— Start —
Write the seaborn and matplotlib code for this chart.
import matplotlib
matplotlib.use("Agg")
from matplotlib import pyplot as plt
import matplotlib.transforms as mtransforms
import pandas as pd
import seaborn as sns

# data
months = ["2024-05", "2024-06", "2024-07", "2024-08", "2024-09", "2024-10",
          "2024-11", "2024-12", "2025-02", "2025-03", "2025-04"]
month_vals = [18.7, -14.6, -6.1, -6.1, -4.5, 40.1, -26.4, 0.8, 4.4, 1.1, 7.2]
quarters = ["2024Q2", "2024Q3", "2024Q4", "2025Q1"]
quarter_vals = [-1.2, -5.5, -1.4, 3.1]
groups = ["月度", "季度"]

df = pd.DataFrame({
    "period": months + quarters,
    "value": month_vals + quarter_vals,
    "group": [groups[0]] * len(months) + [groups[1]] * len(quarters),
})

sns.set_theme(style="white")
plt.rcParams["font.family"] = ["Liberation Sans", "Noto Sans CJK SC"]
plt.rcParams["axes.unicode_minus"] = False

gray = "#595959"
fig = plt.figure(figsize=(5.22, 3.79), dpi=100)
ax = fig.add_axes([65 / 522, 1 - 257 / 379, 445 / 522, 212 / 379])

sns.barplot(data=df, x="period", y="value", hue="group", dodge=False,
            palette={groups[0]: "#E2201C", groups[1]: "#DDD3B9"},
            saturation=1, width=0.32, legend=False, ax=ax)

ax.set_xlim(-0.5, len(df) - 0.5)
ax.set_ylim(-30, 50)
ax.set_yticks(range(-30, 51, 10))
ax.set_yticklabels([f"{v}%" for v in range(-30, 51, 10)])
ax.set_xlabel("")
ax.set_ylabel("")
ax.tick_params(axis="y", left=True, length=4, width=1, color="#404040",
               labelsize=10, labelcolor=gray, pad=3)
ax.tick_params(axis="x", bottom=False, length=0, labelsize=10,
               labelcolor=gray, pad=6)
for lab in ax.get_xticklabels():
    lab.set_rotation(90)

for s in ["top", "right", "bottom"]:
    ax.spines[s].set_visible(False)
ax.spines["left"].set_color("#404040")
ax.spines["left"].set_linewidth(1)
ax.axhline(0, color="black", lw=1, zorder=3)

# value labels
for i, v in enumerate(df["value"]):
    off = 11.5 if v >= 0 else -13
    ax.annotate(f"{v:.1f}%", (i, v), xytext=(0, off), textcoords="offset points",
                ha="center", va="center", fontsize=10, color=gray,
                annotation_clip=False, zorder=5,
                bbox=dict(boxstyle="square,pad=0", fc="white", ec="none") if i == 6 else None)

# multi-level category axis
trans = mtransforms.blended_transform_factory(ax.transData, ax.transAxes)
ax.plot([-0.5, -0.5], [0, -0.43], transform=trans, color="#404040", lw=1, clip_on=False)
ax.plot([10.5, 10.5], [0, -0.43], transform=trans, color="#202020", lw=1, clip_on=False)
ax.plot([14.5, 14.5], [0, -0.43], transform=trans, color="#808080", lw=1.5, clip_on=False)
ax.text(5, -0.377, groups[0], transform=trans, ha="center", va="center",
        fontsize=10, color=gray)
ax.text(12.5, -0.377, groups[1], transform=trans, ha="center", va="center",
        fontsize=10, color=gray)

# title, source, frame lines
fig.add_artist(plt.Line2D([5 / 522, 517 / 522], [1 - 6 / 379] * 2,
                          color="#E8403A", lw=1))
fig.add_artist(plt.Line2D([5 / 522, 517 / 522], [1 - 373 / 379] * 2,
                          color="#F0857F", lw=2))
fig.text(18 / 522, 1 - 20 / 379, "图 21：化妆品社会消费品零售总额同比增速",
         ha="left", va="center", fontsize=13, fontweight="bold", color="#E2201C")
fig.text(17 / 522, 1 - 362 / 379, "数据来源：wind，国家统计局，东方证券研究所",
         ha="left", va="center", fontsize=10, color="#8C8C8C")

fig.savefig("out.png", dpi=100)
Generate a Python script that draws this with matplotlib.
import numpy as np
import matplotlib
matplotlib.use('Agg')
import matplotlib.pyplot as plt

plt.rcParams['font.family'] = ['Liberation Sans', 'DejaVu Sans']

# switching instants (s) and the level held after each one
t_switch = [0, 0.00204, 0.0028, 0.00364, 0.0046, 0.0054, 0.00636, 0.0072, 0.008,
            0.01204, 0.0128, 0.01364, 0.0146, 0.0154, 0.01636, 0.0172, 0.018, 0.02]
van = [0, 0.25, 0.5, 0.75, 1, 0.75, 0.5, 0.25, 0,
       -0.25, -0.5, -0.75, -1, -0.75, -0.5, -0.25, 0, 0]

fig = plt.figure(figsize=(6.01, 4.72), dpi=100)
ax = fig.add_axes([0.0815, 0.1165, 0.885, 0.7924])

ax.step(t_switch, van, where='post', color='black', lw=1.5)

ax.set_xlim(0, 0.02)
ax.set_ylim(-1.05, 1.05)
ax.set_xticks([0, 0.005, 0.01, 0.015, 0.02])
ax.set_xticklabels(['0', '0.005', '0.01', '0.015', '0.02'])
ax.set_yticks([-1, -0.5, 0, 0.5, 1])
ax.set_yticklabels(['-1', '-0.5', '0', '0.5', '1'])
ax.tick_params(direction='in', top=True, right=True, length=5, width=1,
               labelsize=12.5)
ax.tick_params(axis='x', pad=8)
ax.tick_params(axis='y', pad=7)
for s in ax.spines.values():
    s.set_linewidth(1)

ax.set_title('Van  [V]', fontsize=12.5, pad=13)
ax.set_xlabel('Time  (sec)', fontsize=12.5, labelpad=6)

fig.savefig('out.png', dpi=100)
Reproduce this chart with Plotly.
— End —
**What the exercise asks**
Repeat the entries above exactly, beginning at their first line and ending with the line that contains "import seaborn as sns", with nothing added.

**Written answer**
Write the seaborn and matplotlib code for this chart.
import matplotlib
matplotlib.use("Agg")
from matplotlib import pyplot as plt
import matplotlib.transforms as mtransforms
import pandas as pd
import seaborn as sns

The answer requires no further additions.